▶ _Supplied information_
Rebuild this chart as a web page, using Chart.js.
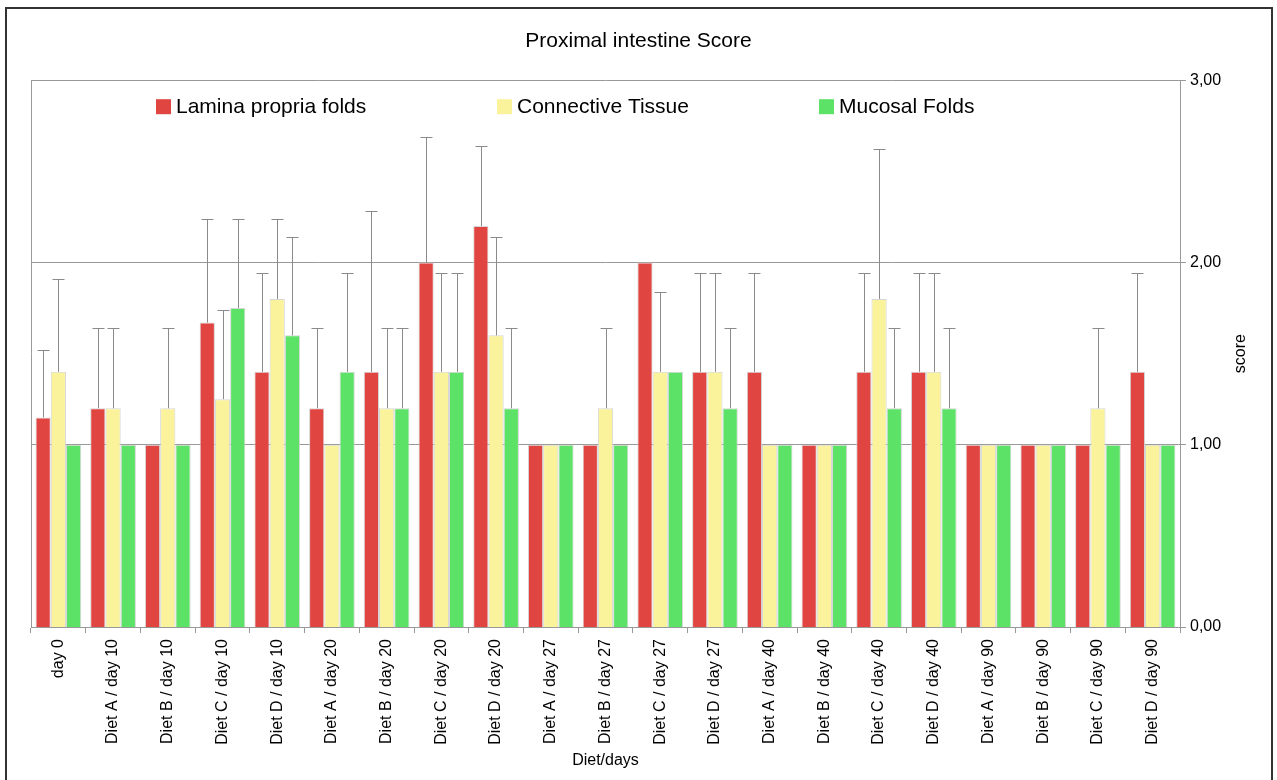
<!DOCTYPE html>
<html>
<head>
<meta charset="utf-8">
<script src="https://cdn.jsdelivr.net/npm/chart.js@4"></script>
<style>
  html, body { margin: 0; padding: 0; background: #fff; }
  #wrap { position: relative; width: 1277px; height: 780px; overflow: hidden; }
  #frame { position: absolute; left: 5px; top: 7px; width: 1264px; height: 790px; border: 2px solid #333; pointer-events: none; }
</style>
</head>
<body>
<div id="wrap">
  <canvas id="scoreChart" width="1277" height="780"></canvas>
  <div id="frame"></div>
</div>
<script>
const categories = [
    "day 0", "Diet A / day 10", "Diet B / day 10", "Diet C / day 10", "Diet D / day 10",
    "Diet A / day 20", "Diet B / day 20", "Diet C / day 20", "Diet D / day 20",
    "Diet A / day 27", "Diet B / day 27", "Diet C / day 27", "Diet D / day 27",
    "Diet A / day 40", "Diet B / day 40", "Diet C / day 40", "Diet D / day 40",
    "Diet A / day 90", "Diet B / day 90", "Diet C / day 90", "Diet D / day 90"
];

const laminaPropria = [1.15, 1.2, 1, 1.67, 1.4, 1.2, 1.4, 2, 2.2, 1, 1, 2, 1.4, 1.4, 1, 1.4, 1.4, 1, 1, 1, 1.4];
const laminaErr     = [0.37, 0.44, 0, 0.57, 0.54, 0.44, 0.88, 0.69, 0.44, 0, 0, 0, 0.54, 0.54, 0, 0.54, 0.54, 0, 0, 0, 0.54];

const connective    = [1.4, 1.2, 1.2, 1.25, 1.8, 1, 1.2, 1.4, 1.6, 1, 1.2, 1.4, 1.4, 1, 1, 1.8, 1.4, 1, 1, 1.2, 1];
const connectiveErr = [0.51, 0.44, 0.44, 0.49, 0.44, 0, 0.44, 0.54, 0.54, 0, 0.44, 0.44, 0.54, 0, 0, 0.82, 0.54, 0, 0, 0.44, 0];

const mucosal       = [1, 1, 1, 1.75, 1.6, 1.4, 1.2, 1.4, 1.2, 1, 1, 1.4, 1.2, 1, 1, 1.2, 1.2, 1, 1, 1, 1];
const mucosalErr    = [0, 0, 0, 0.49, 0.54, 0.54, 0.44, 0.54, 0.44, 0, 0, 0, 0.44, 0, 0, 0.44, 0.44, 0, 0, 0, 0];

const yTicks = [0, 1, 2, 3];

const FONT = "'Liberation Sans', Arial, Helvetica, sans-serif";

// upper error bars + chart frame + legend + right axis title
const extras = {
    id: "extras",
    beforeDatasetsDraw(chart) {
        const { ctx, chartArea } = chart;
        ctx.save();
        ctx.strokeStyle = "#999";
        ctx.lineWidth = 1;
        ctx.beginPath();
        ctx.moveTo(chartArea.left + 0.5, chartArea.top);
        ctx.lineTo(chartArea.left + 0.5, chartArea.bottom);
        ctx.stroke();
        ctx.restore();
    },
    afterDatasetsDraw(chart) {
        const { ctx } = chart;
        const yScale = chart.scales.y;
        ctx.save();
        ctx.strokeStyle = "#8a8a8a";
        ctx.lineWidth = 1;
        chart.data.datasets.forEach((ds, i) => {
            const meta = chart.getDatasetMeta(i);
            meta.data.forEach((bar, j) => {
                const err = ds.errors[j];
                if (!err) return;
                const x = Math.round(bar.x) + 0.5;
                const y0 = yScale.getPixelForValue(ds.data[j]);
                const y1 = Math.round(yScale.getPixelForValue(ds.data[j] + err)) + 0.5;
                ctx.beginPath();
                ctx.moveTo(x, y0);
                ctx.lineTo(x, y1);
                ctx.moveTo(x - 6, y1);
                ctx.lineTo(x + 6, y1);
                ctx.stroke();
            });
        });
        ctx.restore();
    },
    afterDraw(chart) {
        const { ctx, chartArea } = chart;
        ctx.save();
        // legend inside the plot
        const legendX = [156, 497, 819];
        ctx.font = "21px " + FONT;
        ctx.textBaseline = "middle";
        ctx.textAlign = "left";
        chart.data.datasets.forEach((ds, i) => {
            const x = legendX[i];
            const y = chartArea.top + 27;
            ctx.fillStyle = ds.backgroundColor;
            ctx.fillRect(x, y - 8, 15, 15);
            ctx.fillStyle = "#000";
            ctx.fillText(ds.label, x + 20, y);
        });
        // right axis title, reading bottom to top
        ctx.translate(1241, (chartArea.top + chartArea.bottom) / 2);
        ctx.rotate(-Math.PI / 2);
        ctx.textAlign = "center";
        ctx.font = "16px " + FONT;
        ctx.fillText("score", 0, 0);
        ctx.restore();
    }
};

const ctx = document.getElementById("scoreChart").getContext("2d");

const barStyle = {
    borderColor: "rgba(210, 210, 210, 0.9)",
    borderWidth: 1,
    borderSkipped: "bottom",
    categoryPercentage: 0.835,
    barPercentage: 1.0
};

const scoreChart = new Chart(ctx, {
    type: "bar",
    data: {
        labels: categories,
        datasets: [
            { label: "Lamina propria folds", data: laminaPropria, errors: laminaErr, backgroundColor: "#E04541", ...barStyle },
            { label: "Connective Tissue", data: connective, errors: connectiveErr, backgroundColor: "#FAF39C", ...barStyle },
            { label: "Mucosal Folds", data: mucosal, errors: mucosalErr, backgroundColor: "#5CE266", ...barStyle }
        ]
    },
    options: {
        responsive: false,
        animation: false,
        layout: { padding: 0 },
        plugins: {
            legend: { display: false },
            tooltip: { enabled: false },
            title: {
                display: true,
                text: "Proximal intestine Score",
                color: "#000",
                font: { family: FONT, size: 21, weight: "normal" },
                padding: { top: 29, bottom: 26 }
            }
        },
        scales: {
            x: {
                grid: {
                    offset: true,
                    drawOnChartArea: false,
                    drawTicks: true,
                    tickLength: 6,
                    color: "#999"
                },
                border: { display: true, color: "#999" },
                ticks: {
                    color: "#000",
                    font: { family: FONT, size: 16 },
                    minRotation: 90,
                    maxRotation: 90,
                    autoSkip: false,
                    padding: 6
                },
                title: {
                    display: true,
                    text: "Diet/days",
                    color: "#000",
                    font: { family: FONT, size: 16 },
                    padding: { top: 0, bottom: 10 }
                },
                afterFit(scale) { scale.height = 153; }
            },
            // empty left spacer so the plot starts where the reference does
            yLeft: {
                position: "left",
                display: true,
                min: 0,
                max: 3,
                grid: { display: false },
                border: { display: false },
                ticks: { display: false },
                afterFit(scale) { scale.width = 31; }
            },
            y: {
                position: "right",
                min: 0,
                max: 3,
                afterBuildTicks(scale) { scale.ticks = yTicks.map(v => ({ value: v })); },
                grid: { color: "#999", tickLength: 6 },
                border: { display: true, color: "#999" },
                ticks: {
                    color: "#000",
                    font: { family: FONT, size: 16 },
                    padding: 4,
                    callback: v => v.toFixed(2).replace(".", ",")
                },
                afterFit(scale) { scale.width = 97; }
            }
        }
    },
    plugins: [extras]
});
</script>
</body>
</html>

▶ _What the exercise asks_
Repeat the material verbatim. Do not carry over any picture.

▶ _Solution to this problem_
Rebuild this chart as a web page, using Chart.js.
<!DOCTYPE html>
<html>
<head>
<meta charset="utf-8">
<script src="https://cdn.jsdelivr.net/npm/chart.js@4"></script>
<style>
  html, body { margin: 0; padding: 0; background: #fff; }
  #wrap { position: relative; width: 1277px; height: 780px; overflow: hidden; }
  #frame { position: absolute; left: 5px; top: 7px; width: 1264px; height: 790px; border: 2px solid #333; pointer-events: none; }
</style>
</head>
<body>
<div id="wrap">
  <canvas id="scoreChart" width="1277" height="780"></canvas>
  <div id="frame"></div>
</div>
<script>
const categories = [
    "day 0", "Diet A / day 10", "Diet B / day 10", "Diet C / day 10", "Diet D / day 10",
    "Diet A / day 20", "Diet B / day 20", "Diet C / day 20", "Diet D / day 20",
    "Diet A / day 27", "Diet B / day 27", "Diet C / day 27", "Diet D / day 27",
    "Diet A / day 40", "Diet B / day 40", "Diet C / day 40", "Diet D / day 40",
    "Diet A / day 90", "Diet B / day 90", "Diet C / day 90", "Diet D / day 90"
];

const laminaPropria = [1.15, 1.2, 1, 1.67, 1.4, 1.2, 1.4, 2, 2.2, 1, 1, 2, 1.4, 1.4, 1, 1.4, 1.4, 1, 1, 1, 1.4];
const laminaErr     = [0.37, 0.44, 0, 0.57, 0.54, 0.44, 0.88, 0.69, 0.44, 0, 0, 0, 0.54, 0.54, 0, 0.54, 0.54, 0, 0, 0, 0.54];

const connective    = [1.4, 1.2, 1.2, 1.25, 1.8, 1, 1.2, 1.4, 1.6, 1, 1.2, 1.4, 1.4, 1, 1, 1.8, 1.4, 1, 1, 1.2, 1];
const connectiveErr = [0.51, 0.44, 0.44, 0.49, 0.44, 0, 0.44, 0.54, 0.54, 0, 0.44, 0.44, 0.54, 0, 0, 0.82, 0.54, 0, 0, 0.44, 0];

const mucosal       = [1, 1, 1, 1.75, 1.6, 1.4, 1.2, 1.4, 1.2, 1, 1, 1.4, 1.2, 1, 1, 1.2, 1.2, 1, 1, 1, 1];
const mucosalErr    = [0, 0, 0, 0.49, 0.54, 0.54, 0.44, 0.54, 0.44, 0, 0, 0, 0.44, 0, 0, 0.44, 0.44, 0, 0, 0, 0];

const yTicks = [0, 1, 2, 3];

const FONT = "'Liberation Sans', Arial, Helvetica, sans-serif";

// upper error bars + chart frame + legend + right axis title
const extras = {
    id: "extras",
    beforeDatasetsDraw(chart) {
        const { ctx, chartArea } = chart;
        ctx.save();
        ctx.strokeStyle = "#999";
        ctx.lineWidth = 1;
        ctx.beginPath();
        ctx.moveTo(chartArea.left + 0.5, chartArea.top);
        ctx.lineTo(chartArea.left + 0.5, chartArea.bottom);
        ctx.stroke();
        ctx.restore();
    },
    afterDatasetsDraw(chart) {
        const { ctx } = chart;
        const yScale = chart.scales.y;
        ctx.save();
        ctx.strokeStyle = "#8a8a8a";
        ctx.lineWidth = 1;
        chart.data.datasets.forEach((ds, i) => {
            const meta = chart.getDatasetMeta(i);
            meta.data.forEach((bar, j) => {
                const err = ds.errors[j];
                if (!err) return;
                const x = Math.round(bar.x) + 0.5;
                const y0 = yScale.getPixelForValue(ds.data[j]);
                const y1 = Math.round(yScale.getPixelForValue(ds.data[j] + err)) + 0.5;
                ctx.beginPath();
                ctx.moveTo(x, y0);
                ctx.lineTo(x, y1);
                ctx.moveTo(x - 6, y1);
                ctx.lineTo(x + 6, y1);
                ctx.stroke();
            });
        });
        ctx.restore();
    },
    afterDraw(chart) {
        const { ctx, chartArea } = chart;
        ctx.save();
        // legend inside the plot
        const legendX = [156, 497, 819];
        ctx.font = "21px " + FONT;
        ctx.textBaseline = "middle";
        ctx.textAlign = "left";
        chart.data.datasets.forEach((ds, i) => {
            const x = legendX[i];
            const y = chartArea.top + 27;
            ctx.fillStyle = ds.backgroundColor;
            ctx.fillRect(x, y - 8, 15, 15);
            ctx.fillStyle = "#000";
            ctx.fillText(ds.label, x + 20, y);
        });
        // right axis title, reading bottom to top
        ctx.translate(1241, (chartArea.top + chartArea.bottom) / 2);
        ctx.rotate(-Math.PI / 2);
        ctx.textAlign = "center";
        ctx.font = "16px " + FONT;
        ctx.fillText("score", 0, 0);
        ctx.restore();
    }
};

const ctx = document.getElementById("scoreChart").getContext("2d");

const barStyle = {
    borderColor: "rgba(210, 210, 210, 0.9)",
    borderWidth: 1,
    borderSkipped: "bottom",
    categoryPercentage: 0.835,
    barPercentage: 1.0
};

const scoreChart = new Chart(ctx, {
    type: "bar",
    data: {
        labels: categories,
        datasets: [
            { label: "Lamina propria folds", data: laminaPropria, errors: laminaErr, backgroundColor: "#E04541", ...barStyle },
            { label: "Connective Tissue", data: connective, errors: connectiveErr, backgroundColor: "#FAF39C", ...barStyle },
            { label: "Mucosal Folds", data: mucosal, errors: mucosalErr, backgroundColor: "#5CE266", ...barStyle }
        ]
    },
    options: {
        responsive: false,
        animation: false,
        layout: { padding: 0 },
        plugins: {
            legend: { display: false },
            tooltip: { enabled: false },
            title: {
                display: true,
                text: "Proximal intestine Score",
                color: "#000",
                font: { family: FONT, size: 21, weight: "normal" },
                padding: { top: 29, bottom: 26 }
            }
        },
        scales: {
            x: {
                grid: {
                    offset: true,
                    drawOnChartArea: false,
                    drawTicks: true,
                    tickLength: 6,
                    color: "#999"
                },
                border: { display: true, color: "#999" },
                ticks: {
                    color: "#000",
                    font: { family: FONT, size: 16 },
                    minRotation: 90,
                    maxRotation: 90,
                    autoSkip: false,
                    padding: 6
                },
                title: {
                    display: true,
                    text: "Diet/days",
                    color: "#000",
                    font: { family: FONT, size: 16 },
                    padding: { top: 0, bottom: 10 }
                },
                afterFit(scale) { scale.height = 153; }
            },
            // empty left spacer so the plot starts where the reference does
            yLeft: {
                position: "left",
                display: true,
                min: 0,
                max: 3,
                grid: { display: false },
                border: { display: false },
                ticks: { display: false },
                afterFit(scale) { scale.width = 31; }
            },
            y: {
                position: "right",
                min: 0,
                max: 3,
                afterBuildTicks(scale) { scale.ticks = yTicks.map(v => ({ value: v })); },
                grid: { color: "#999", tickLength: 6 },
                border: { display: true, color: "#999" },
                ticks: {
                    color: "#000",
                    font: { family: FONT, size: 16 },
                    padding: 4,
                    callback: v => v.toFixed(2).replace(".", ",")
                },
                afterFit(scale) { scale.width = 97; }
            }
        }
    },
    plugins: [extras]
});
</script>
</body>
</html>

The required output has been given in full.